So far in our series, we have talked about sweets that involve reducing milk or cooking chhana in a sugar syrup. We have talked about the basic milk-based desserts like rabri and payesh, and the two heavyweights of chhana-based sweets, the sandesh and the rosogolla. It’s time to step up the game.
There is another way you can cook chhana, and that is by frying it in oil, and the most basic fried chhana dessert is the pantua. It is Bengal’s version of the gulab jamun, although the latter usually uses khoya (milk solids) instead of chhana. These golden fried balls are then dunked in a sugar syrup flavoured with rose or cardamom.

The kalojaam is similar but with a much darker, sturdier outer crust, obtained by a slower cook at a lower temperauture. Change the shape and you get similar fried sweets like the cylindrical lyangcha of Shaktigarh, very similar to the slightly more oval ledikeni, named after Lady Canning, the wife of Charles Canning, the Governor-General of India during the Sepoy Mutiny.
Shaktigarh’s lyangcha often has a small nakuldana (sugar sphere) at its core. Infact a lot of other sweets have a similar nakuldana core, two examples being the rajbhog and the golapjam. By the way, the golapjam bears greater resemblance to the gulab jamun in name and looks than does the pantua. In case of a rajbhog, the nakuldana core may be coated with cardamom powder, while rosewater and some pink colour are used for the golapjam. As the spheres cook, the nakuldana melts away leaving a hollow cavity with a note of cardamom or rose or saffron and in case of the golapjam, a lovely pink center.

Of course, the fried chhana can take numerous other shapes. Make elaborate spirals, squares or tiny marble-sized balls and you’ve got chhanar jilipi, chitrakut and nikuti, respectively. Nikuti forms a part of a regional favourite, sitabhog. The famous sitabhog of Bardhaman (or Burdwan) starts with a mixture of chhana and rice flour which is passed through a sieve directly into hot oil, where it is fried but not allowed to colour. These delicate white, rice-like strands are then dunked in a sugar syrup and served with nikuti.
The other Bardhaman delicacy, the mihidana, uses a mixture of besan (gram flour) and rice flour mixed with water. The mixture is much looser and allowed to fall through a sieve as little drops into the oil. After these are sufficiently fried, they are retrieved and dunked in syrup. Sitabhog and mihidana received the prized GI tag in 2017. Both sitabhog and mihidana are very difficult sweets to make, and require a thorough understanding of batter consistency, oil temperatures and cooking times.

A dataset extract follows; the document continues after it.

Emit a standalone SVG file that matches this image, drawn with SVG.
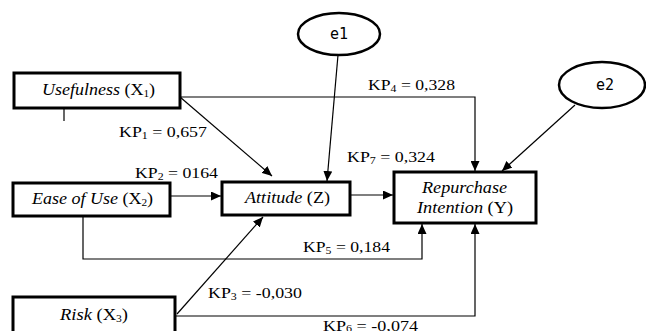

A larger version of the mihidana is the bonde, called boondi elsewhere in India. While finer, mihidana-like grains are used to make the motichur ladoos, elsewhere in India, Bengal’s equivalent of the boondi ki laddoo uses much larger pearls, creating the unique darbesh. It is one of the desserts which involves clumping stuff together into a ball. There are two other similar desserts which are an absolute favourite of most Bengalis.
Naru is quite similar to brittles in the West and use an ingredient, commonly coconut (narkel) or sesame seeds (til), held together using gur or palm jaggery. The tacky mixture is cooked till stiff and rolled into balls while still hot, and allowed to set till hard and brittle. Narkel naru, a staple during Bijoya Dashami and Laskhmi pujo, is one of my absolute favourites. Another similar sweet is the mowa, which uses more down-to-earth puffed rice like the crispy muri or chewy khoi. My Dida (grandmother) always had a stash of murir mowa ready at hand, and I fondly remember eating them with relish every time I would visit her.

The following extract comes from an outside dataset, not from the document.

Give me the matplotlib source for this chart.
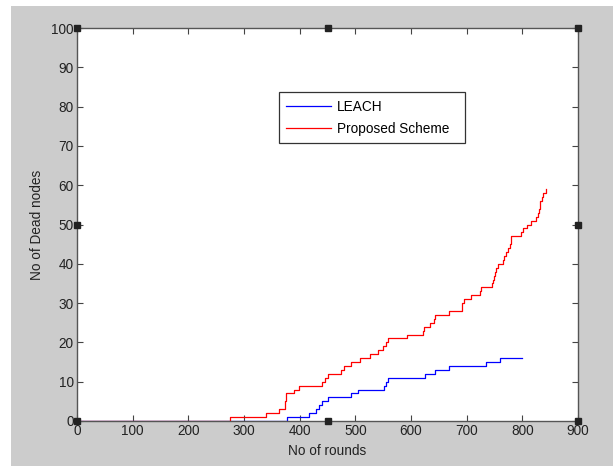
import numpy as np
import matplotlib.pyplot as plt
from matplotlib.patches import Rectangle

# ---- data (step points: round, dead nodes) ----
leach_rounds = [0, 378, 417, 430, 434, 440, 451, 493, 505, 551, 555, 559,
                625, 643, 669, 735, 760, 800]
leach_dead = [0, 1, 2, 3, 4, 5, 6, 7, 8, 9, 10, 11,
              12, 13, 14, 15, 16, 16]

prop_rounds = [0, 275, 340, 362, 373, 374, 375, 376, 389, 399, 441, 445, 451,
               475, 479, 492, 508, 526, 541, 550, 555, 559, 592, 621, 623,
               634, 641, 643, 669, 692, 695, 707, 724, 726, 745, 747, 749,
               751, 753, 757, 765, 767, 771, 775, 777, 780, 797, 802, 809,
               815, 825, 828, 830, 832, 835, 838, 842]
prop_dead = [0, 1, 2, 3, 4, 5, 6, 7, 8, 9, 10, 11, 12,
             13, 14, 15, 16, 17, 18, 19, 20, 21, 22, 23, 24,
             25, 26, 27, 28, 30, 31, 32, 33, 34, 35, 36, 37,
             38, 39, 40, 41, 42, 43, 44, 45, 47, 48, 49, 50,
             51, 52, 53, 54, 56, 57, 58, 59]

x_ticks = [0, 100, 200, 300, 400, 500, 600, 700, 800, 900]
y_ticks = [0, 10, 20, 30, 40, 50, 60, 70, 80, 90, 100]

plt.rcParams.update({
    "font.family": ["Liberation Sans", "DejaVu Sans"],
    "font.size": 9.8,
    "xtick.direction": "in",
    "ytick.direction": "in",
    "xtick.top": True,
    "ytick.right": True,
    "xtick.major.size": 4,
    "ytick.major.size": 4,
    "xtick.color": "#444444",
    "ytick.color": "#444444",
    "xtick.labelcolor": "#222222",
    "ytick.labelcolor": "#222222",
})

fig = plt.figure(figsize=(6.13, 4.68), dpi=100, facecolor="white")
# matlab style grey window background
fig.patches.append(Rectangle((11 / 613, 2 / 468), 602 / 613, 460 / 468,
                             transform=fig.transFigure, facecolor="#cccccc",
                             edgecolor="none", zorder=-10))

ax = fig.add_axes([77 / 613, 47 / 468, 501 / 613, 393 / 468])
ax.set_facecolor("white")

ax.step(leach_rounds, leach_dead, where="post", color="#0000ff", lw=0.9, label="LEACH")
ax.step(prop_rounds, prop_dead, where="post", color="#ff0000", lw=0.9, label="Proposed Scheme")

ax.set_xlim(0, 900)
ax.set_ylim(0, 100)
ax.set_xticks(x_ticks)
ax.set_yticks(y_ticks)
ax.tick_params(pad=2.5)

for sp in ax.spines.values():
    sp.set_color("#555555")
    sp.set_linewidth(1.0)

ax.set_xlabel("No of rounds", color="#222222", labelpad=4)
ax.set_ylabel("No of Dead nodes", color="#222222", labelpad=5)

# fixed-width legend box like the matlab one
leg = ax.legend(loc="upper left", bbox_to_anchor=(0.403, 0.0, 0.371, 0.837),
                mode="expand", borderaxespad=0,
                fancybox=False, framealpha=1, edgecolor="#333333",
                handlelength=3.3, handletextpad=0.4, borderpad=0.55,
                labelspacing=0.6, fontsize=9.8)
leg.get_frame().set_linewidth(0.9)

# selection handles at corners and mid points of the axes box
hx = [0, 0.5, 1, 0, 1, 0, 0.5, 1]
hy = [0, 0, 0, 0.5, 0.5, 1, 1, 1]
ax.plot(hx, hy, "s", color="#222222", markersize=5, transform=ax.transAxes,
        clip_on=False, zorder=10)

plt.savefig("out.png", dpi=100, facecolor="white")
plt.close()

The famous Joynagarer Mowa, which received the GI tag in 2015 traditionally uses khoi made from a particular variety of aromatic rice called kanakchur, which gives it its iconic flavour and texture. Joynogorer mowa uses a much dilute gur-based syrup which gives it a lighter colour and a subtle flavour, followed by a coating of khoya giving it its signature appearance and texture.